Two years later, Paramount and Principal flipped the renovated property for almost double their purchase price. Equity Office Properties paid $525 million for the office component, while Vornado Realty Trust took the retail, signage and parking for $260 million.

Six months after that, EOP sold its stake in 1540 Broadway, along with seven other Midtown assets, to Macklowe Properties in a $7-billion-dollar deal that one GlobeStreet reader, responding to our 10th anniversary survey, called “the poster child of excess.” The excess wasn’t in the size of the deal, although it was one of the largest of the 2006-2007 market peak. Instead, it was in how little, well, equity Macklowe put into its Equity Office deal. All but $50 million came from short-term debt, and less than a year later, the music stopped and the company was left without a chair. Unable to refinance the debt, Macklowe handed back the keys to Deutsche Bank.

That summer, Boston Properties paid just under $4 billion to acquire the General Motors Building and three other Macklowe assets that were sold to help repay Macklowe’s debt. 1540 Broadway wasn’t part of that deal, but it was part of the deal that led to the iconic GM building being sold at a discount on what market experts said the property was actually worth.

Following that distressed sale in late spring 2008, the former EOP assets formerly owned by Macklowe found other buyers. Shorenstein Properties took Park Avenue Tower and 850 Third Ave. for $930 million, the Paramount Group acquired 1301 Ave. of the Americas for $1.5 billion, Mitsui Fudosan paid $265 million for 527 Madison Ave., Tower 56 went for $160 million to Transwestern Investment Co. and Worldwide Plaza sold for just under $600 million to a partnership of RCG Longview and George Comfort & Sons. As for 1540 Broadway, it fetched a reported $355 million in a sale to CBRE Investors in March 2009. That’s a far cry from the $950-million valuation Macklowe gave the property in 2007. And if you add all these sale prices up, the total is a little more than half of what the EOP portfolio commanded at the height of the market.

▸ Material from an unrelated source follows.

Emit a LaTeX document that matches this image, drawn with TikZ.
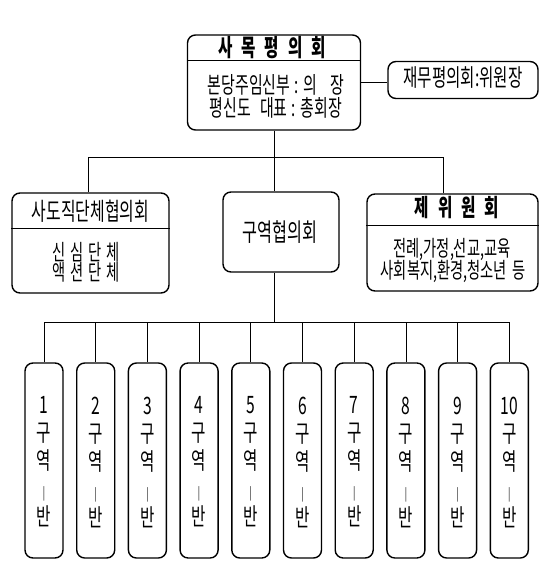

Fast forward to the fall of 2010, and 1540 Broadway is back in the news. This time, the story was how much a 49% stake in the leased-up office component went for. Edge Fund Advisors and HSBC bought the stake based on a valuation of $575 per square foot. That would translate into a value of $520 million for the office portion, just $5 million less than Equity paid four years ago. In other words, as Dan Fasulo at Real Capital Analytics put it, it’s basically back to 2006 levels.

That’s been the story with trophy assets lately, as heavy demand and short supply push up prices. We saw something similar in Boston recently as the John Hancock Tower traded for $930 million just 18 months after it sold in a distressed deal for $660 million and a little less than four years after Broadway Partners paid $1.3 billion. Is it fair to call 1540 Broadway the Leonard Zelig of office towers? Maybe not; for one thing, it cuts a finer figure on the Manhattan skyline. But it has been a chameleon as the market has evolved.